> [SUPPLIED DATA]
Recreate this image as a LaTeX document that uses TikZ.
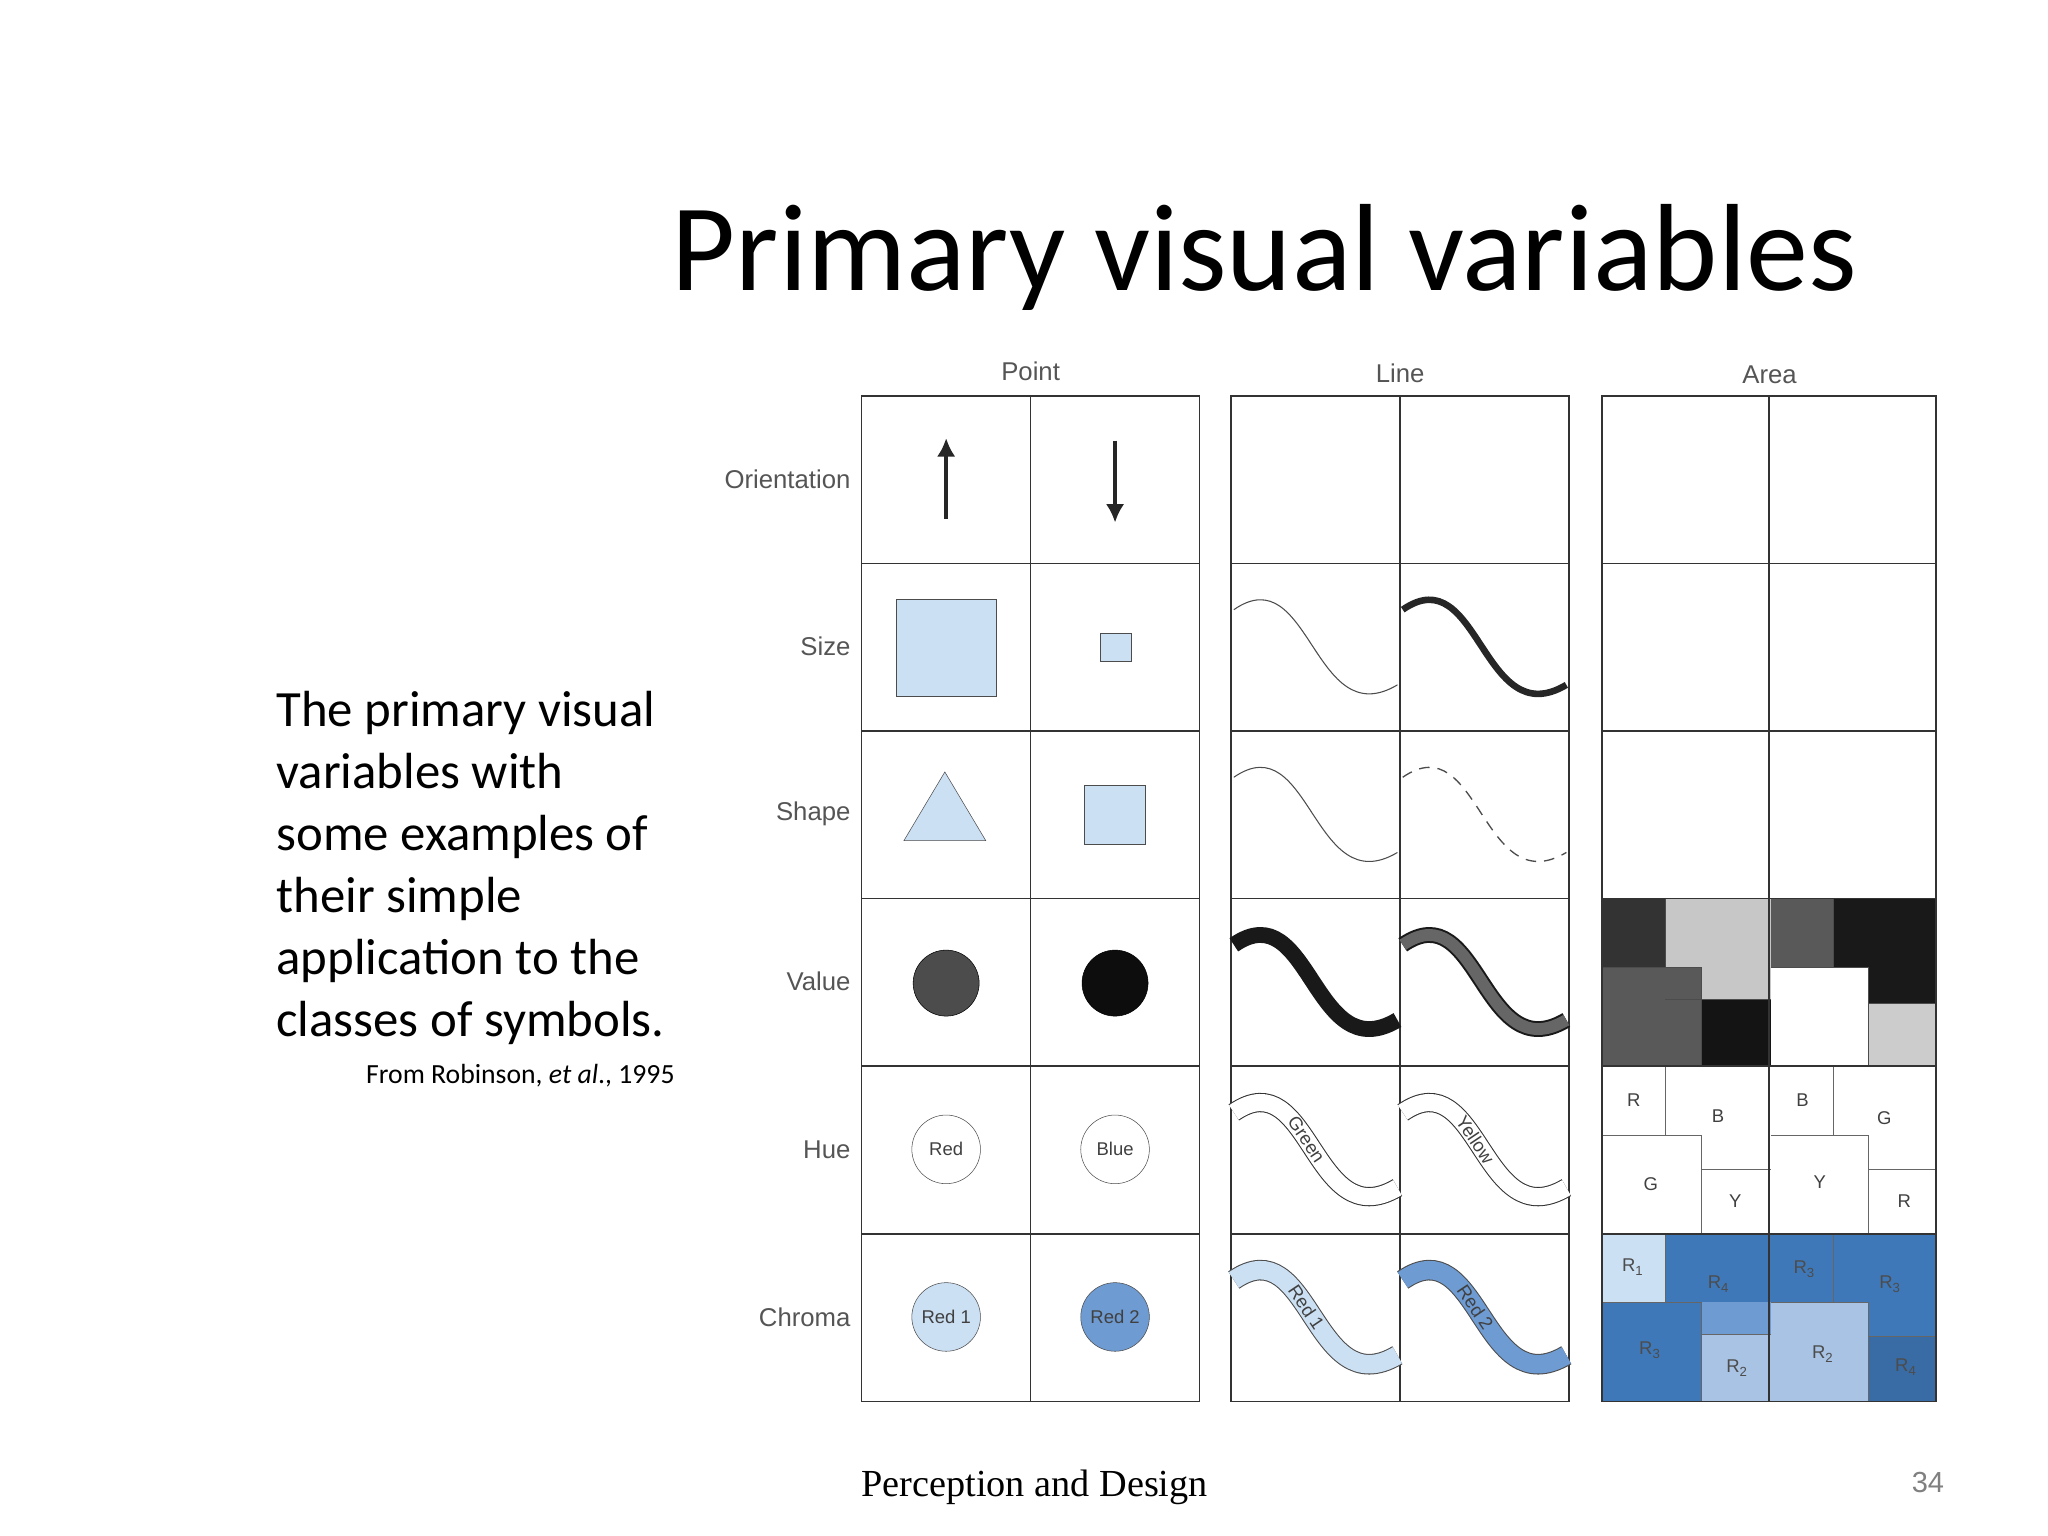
\documentclass[tikz,border=0pt]{standalone}
\usepackage{fontspec}
\setmainfont{Carlito}
\newfontfamily\arial{Liberation Sans}
\newfontfamily\serfont{Liberation Serif}
\usetikzlibrary{arrows.meta}
\definecolor{lb}{HTML}{CCE0F4}
\definecolor{mb}{HTML}{6E9BD2}
\definecolor{db}{HTML}{3F78B8}
\definecolor{lab}{HTML}{555555}
\tikzset{cell/.style={draw=black!80,line width=1.2pt},
 lbl/.style={font=\arial\fontsize{19.5}{22}\selectfont,text=lab},
 sm/.style={font=\arial\fontsize{14}{16}\selectfont,text=black!75},
 wave/.pic={\draw[pic actions] (2,35) .. controls (60,-5) and (62,130) .. (126,92);}}
\begin{document}
\begin{tikzpicture}[x=1pt,y=-1pt]
\useasboundingbox (0,0) rectangle (1552,1164);
\node[font=\fontsize{94}{100}\selectfont,anchor=base] (title) at (958,220) {Primary visual variables};
\node[anchor=north west,align=left,font=\fontsize{38.5}{47}\selectfont] (txt) at (206,520) {The primary visual\\variables with\\some examples of\\their simple\\application to the\\classes of symbols.};
\node[anchor=base west,font=\fontsize{21}{23}\selectfont] (src) at (274,821) {From Robinson, \textit{et al}., 1995};
\node[anchor=base,font=\serfont\fontsize{29}{32}\selectfont] (foot) at (784,1134) {Perception and Design};
\node[anchor=base,font=\arial\fontsize{22}{24}\selectfont,text=black!50] (pg) at (1461,1131) {34};
% headers
\node[lbl] (hp) at (781,281) {Point};
\node[lbl] (hl) at (1061,283) {Line};
\node[lbl] (ha) at (1341,284) {Area};
\foreach \t/\y [count=\i] in {Orientation/363,Size/490,Shape/617,Value/744,Hue/871,Chroma/998}
  \node[lbl,anchor=east] (r\i) at (648,\y) {\t};
% area mosaics value row
\fill[black!80] (1214,681) rectangle (1262,733);
\fill[black!22] (1262,681) rectangle (1342,757);
\fill[black!65] (1214,733) rectangle (1289,808);
\fill[black!92] (1289,757) rectangle (1342,808);
\fill[black!65] (1342,681) rectangle (1389,733);
\fill[black!90] (1389,681) rectangle (1467,760);
\fill[white] (1342,733) rectangle (1416,808);
\fill[black!20] (1416,760) rectangle (1467,808);
\draw[black!70] (1262,681)--(1262,733) (1214,733)--(1289,733)--(1289,808) (1262,757)--(1342,757)
  (1389,681)--(1389,733) (1342,733)--(1416,733)--(1416,808) (1416,760)--(1467,760);
% hue row
\draw[black!60] (1262,808)--(1262,860) (1214,860)--(1289,860)--(1289,935) (1289,886)--(1342,886)
  (1389,808)--(1389,860) (1342,860)--(1416,860)--(1416,935) (1416,886)--(1467,886);
\foreach \t/\x/\y [count=\k] in {R/1238/834,B/1302/846,G/1251/897,Y/1315/910,B/1366/834,G/1428/847,Y/1379/896,R/1443/910}
  \node[sm] (h\k) at (\x,\y) {\t};
% chroma row
\fill[lb] (1214,935) rectangle (1262,987);
\fill[db] (1262,935) rectangle (1342,987);
\fill[db] (1214,987) rectangle (1289,1062);
\fill[mb!60] (1289,1011) rectangle (1342,1062);
\fill[db] (1262,987) rectangle (1289,1011);
\fill[mb] (1289,987) rectangle (1342,1011);
\fill[db] (1342,935) rectangle (1467,1062);
\fill[mb!60] (1342,987) rectangle (1416,1062);
\fill[db!90!black] (1416,1013) rectangle (1467,1062);
\draw[black!60] (1262,935)--(1262,987) (1214,987)--(1289,987)--(1289,1062) (1289,1011)--(1342,1011)
  (1389,935)--(1389,987) (1342,987)--(1416,987)--(1416,1062) (1416,1013)--(1467,1013);
\foreach \n/\x/\y [count=\k] in {1/1237/960,4/1302/973,3/1250/1023,2/1316/1037,3/1367/962,3/1432/973,2/1381/1026,4/1444/1036}
  \node[sm,text=black!70] (c\k) at (\x,\y) {R\raisebox{-3pt}{\fontsize{10}{10}\selectfont\n}};
% grids
\foreach \x/\w in {653/128,933/128,1214/126.5}{
  \foreach \r in {0,...,5}{
    \draw[cell] (\x,300+127*\r) rectangle ++(\w,127);
    \draw[cell] (\x+\w,300+127*\r) rectangle ++(\w,127);}}
% point symbols
\draw[black!85,line width=3pt,-{Latex[length=14pt,width=14pt]}] (717,393) -- (717,332);
\draw[black!85,line width=3pt,-{Latex[length=14pt,width=14pt]}] (845,334) -- (845,396);
\draw[fill=lb,draw=black!70] (679,454) rectangle (755,528);
\draw[fill=lb,draw=black!70] (834,480) rectangle (857,501);
\draw[fill=lb,draw=black!70] (685,637) -- (716,585) -- (747,637) -- cycle;
\draw[fill=lb,draw=black!70] (822,595) rectangle (868,640);
\draw[fill=black!70,draw=black] (717,745) circle (25);
\draw[fill=black!95,draw=black] (845,745) circle (25);
\node[circle,draw=black!70,minimum size=52pt,inner sep=0,sm] (hr) at (717,871) {Red};
\node[circle,draw=black!70,minimum size=52pt,inner sep=0,sm] (hb) at (845,871) {Blue};
\node[circle,draw=black!70,fill=lb,minimum size=52pt,inner sep=0,sm] (cr1) at (717,998) {Red 1};
\node[circle,draw=black!70,fill=mb,minimum size=52pt,inner sep=0,sm] (cr2) at (845,998) {Red 2};
% lines
\pic[draw=black!70,line width=0.8pt] at (933,427) {wave};
\pic[draw=black!85,line width=5pt] at (1061,427) {wave};
\pic[draw=black!70,line width=0.8pt] at (933,554) {wave};
\pic[draw=black!70,line width=1pt,dash pattern=on 8pt off 6pt] at (1061,554) {wave};
\pic[draw=black!90,line width=12pt] at (933,681) {wave};
\pic[draw=black!90,line width=1.5pt,double=black!60,double distance=9pt] at (1061,681) {wave};
\begin{scope}[shift={(933,808)}]
\draw[black!80,line width=0.8pt,double=white,double distance=13pt] (2,35) .. controls (60,-5) and (62,130) .. (126,92) node[pos=0.45,sloped,sm] (lg) {Green};
\end{scope}
\begin{scope}[shift={(1061,808)}]
\draw[black!80,line width=0.8pt,double=white,double distance=13pt] (2,35) .. controls (60,-5) and (62,130) .. (126,92) node[pos=0.45,sloped,sm] (ly) {Yellow};
\end{scope}
\begin{scope}[shift={(933,935)}]
\draw[black!70,line width=0.8pt,double=lb,double distance=14pt] (2,35) .. controls (60,-5) and (62,130) .. (126,92) node[pos=0.45,sloped,sm] (l1) {Red 1};
\end{scope}
\begin{scope}[shift={(1061,935)}]
\draw[black!70,line width=0.8pt,double=mb,double distance=14pt] (2,35) .. controls (60,-5) and (62,130) .. (126,92) node[pos=0.45,sloped,sm] (l2) {Red 2};
\end{scope}
\end{tikzpicture}
\end{document}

> [PROBLEM] Take the listing and print it again exactly, but without any pictures.

> [THE COMPLETED TASK]
Recreate this image as a LaTeX document that uses TikZ.
\documentclass[tikz,border=0pt]{standalone}
\usepackage{fontspec}
\setmainfont{Carlito}
\newfontfamily\arial{Liberation Sans}
\newfontfamily\serfont{Liberation Serif}
\usetikzlibrary{arrows.meta}
\definecolor{lb}{HTML}{CCE0F4}
\definecolor{mb}{HTML}{6E9BD2}
\definecolor{db}{HTML}{3F78B8}
\definecolor{lab}{HTML}{555555}
\tikzset{cell/.style={draw=black!80,line width=1.2pt},
 lbl/.style={font=\arial\fontsize{19.5}{22}\selectfont,text=lab},
 sm/.style={font=\arial\fontsize{14}{16}\selectfont,text=black!75},
 wave/.pic={\draw[pic actions] (2,35) .. controls (60,-5) and (62,130) .. (126,92);}}
\begin{document}
\begin{tikzpicture}[x=1pt,y=-1pt]
\useasboundingbox (0,0) rectangle (1552,1164);
\node[font=\fontsize{94}{100}\selectfont,anchor=base] (title) at (958,220) {Primary visual variables};
\node[anchor=north west,align=left,font=\fontsize{38.5}{47}\selectfont] (txt) at (206,520) {The primary visual\\variables with\\some examples of\\their simple\\application to the\\classes of symbols.};
\node[anchor=base west,font=\fontsize{21}{23}\selectfont] (src) at (274,821) {From Robinson, \textit{et al}., 1995};
\node[anchor=base,font=\serfont\fontsize{29}{32}\selectfont] (foot) at (784,1134) {Perception and Design};
\node[anchor=base,font=\arial\fontsize{22}{24}\selectfont,text=black!50] (pg) at (1461,1131) {34};
% headers
\node[lbl] (hp) at (781,281) {Point};
\node[lbl] (hl) at (1061,283) {Line};
\node[lbl] (ha) at (1341,284) {Area};
\foreach \t/\y [count=\i] in {Orientation/363,Size/490,Shape/617,Value/744,Hue/871,Chroma/998}
  \node[lbl,anchor=east] (r\i) at (648,\y) {\t};
% area mosaics value row
\fill[black!80] (1214,681) rectangle (1262,733);
\fill[black!22] (1262,681) rectangle (1342,757);
\fill[black!65] (1214,733) rectangle (1289,808);
\fill[black!92] (1289,757) rectangle (1342,808);
\fill[black!65] (1342,681) rectangle (1389,733);
\fill[black!90] (1389,681) rectangle (1467,760);
\fill[white] (1342,733) rectangle (1416,808);
\fill[black!20] (1416,760) rectangle (1467,808);
\draw[black!70] (1262,681)--(1262,733) (1214,733)--(1289,733)--(1289,808) (1262,757)--(1342,757)
  (1389,681)--(1389,733) (1342,733)--(1416,733)--(1416,808) (1416,760)--(1467,760);
% hue row
\draw[black!60] (1262,808)--(1262,860) (1214,860)--(1289,860)--(1289,935) (1289,886)--(1342,886)
  (1389,808)--(1389,860) (1342,860)--(1416,860)--(1416,935) (1416,886)--(1467,886);
\foreach \t/\x/\y [count=\k] in {R/1238/834,B/1302/846,G/1251/897,Y/1315/910,B/1366/834,G/1428/847,Y/1379/896,R/1443/910}
  \node[sm] (h\k) at (\x,\y) {\t};
% chroma row
\fill[lb] (1214,935) rectangle (1262,987);
\fill[db] (1262,935) rectangle (1342,987);
\fill[db] (1214,987) rectangle (1289,1062);
\fill[mb!60] (1289,1011) rectangle (1342,1062);
\fill[db] (1262,987) rectangle (1289,1011);
\fill[mb] (1289,987) rectangle (1342,1011);
\fill[db] (1342,935) rectangle (1467,1062);
\fill[mb!60] (1342,987) rectangle (1416,1062);
\fill[db!90!black] (1416,1013) rectangle (1467,1062);
\draw[black!60] (1262,935)--(1262,987) (1214,987)--(1289,987)--(1289,1062) (1289,1011)--(1342,1011)
  (1389,935)--(1389,987) (1342,987)--(1416,987)--(1416,1062) (1416,1013)--(1467,1013);
\foreach \n/\x/\y [count=\k] in {1/1237/960,4/1302/973,3/1250/1023,2/1316/1037,3/1367/962,3/1432/973,2/1381/1026,4/1444/1036}
  \node[sm,text=black!70] (c\k) at (\x,\y) {R\raisebox{-3pt}{\fontsize{10}{10}\selectfont\n}};
% grids
\foreach \x/\w in {653/128,933/128,1214/126.5}{
  \foreach \r in {0,...,5}{
    \draw[cell] (\x,300+127*\r) rectangle ++(\w,127);
    \draw[cell] (\x+\w,300+127*\r) rectangle ++(\w,127);}}
% point symbols
\draw[black!85,line width=3pt,-{Latex[length=14pt,width=14pt]}] (717,393) -- (717,332);
\draw[black!85,line width=3pt,-{Latex[length=14pt,width=14pt]}] (845,334) -- (845,396);
\draw[fill=lb,draw=black!70] (679,454) rectangle (755,528);
\draw[fill=lb,draw=black!70] (834,480) rectangle (857,501);
\draw[fill=lb,draw=black!70] (685,637) -- (716,585) -- (747,637) -- cycle;
\draw[fill=lb,draw=black!70] (822,595) rectangle (868,640);
\draw[fill=black!70,draw=black] (717,745) circle (25);
\draw[fill=black!95,draw=black] (845,745) circle (25);
\node[circle,draw=black!70,minimum size=52pt,inner sep=0,sm] (hr) at (717,871) {Red};
\node[circle,draw=black!70,minimum size=52pt,inner sep=0,sm] (hb) at (845,871) {Blue};
\node[circle,draw=black!70,fill=lb,minimum size=52pt,inner sep=0,sm] (cr1) at (717,998) {Red 1};
\node[circle,draw=black!70,fill=mb,minimum size=52pt,inner sep=0,sm] (cr2) at (845,998) {Red 2};
% lines
\pic[draw=black!70,line width=0.8pt] at (933,427) {wave};
\pic[draw=black!85,line width=5pt] at (1061,427) {wave};
\pic[draw=black!70,line width=0.8pt] at (933,554) {wave};
\pic[draw=black!70,line width=1pt,dash pattern=on 8pt off 6pt] at (1061,554) {wave};
\pic[draw=black!90,line width=12pt] at (933,681) {wave};
\pic[draw=black!90,line width=1.5pt,double=black!60,double distance=9pt] at (1061,681) {wave};
\begin{scope}[shift={(933,808)}]
\draw[black!80,line width=0.8pt,double=white,double distance=13pt] (2,35) .. controls (60,-5) and (62,130) .. (126,92) node[pos=0.45,sloped,sm] (lg) {Green};
\end{scope}
\begin{scope}[shift={(1061,808)}]
\draw[black!80,line width=0.8pt,double=white,double distance=13pt] (2,35) .. controls (60,-5) and (62,130) .. (126,92) node[pos=0.45,sloped,sm] (ly) {Yellow};
\end{scope}
\begin{scope}[shift={(933,935)}]
\draw[black!70,line width=0.8pt,double=lb,double distance=14pt] (2,35) .. controls (60,-5) and (62,130) .. (126,92) node[pos=0.45,sloped,sm] (l1) {Red 1};
\end{scope}
\begin{scope}[shift={(1061,935)}]
\draw[black!70,line width=0.8pt,double=mb,double distance=14pt] (2,35) .. controls (60,-5) and (62,130) .. (126,92) node[pos=0.45,sloped,sm] (l2) {Red 2};
\end{scope}
\end{tikzpicture}
\end{document}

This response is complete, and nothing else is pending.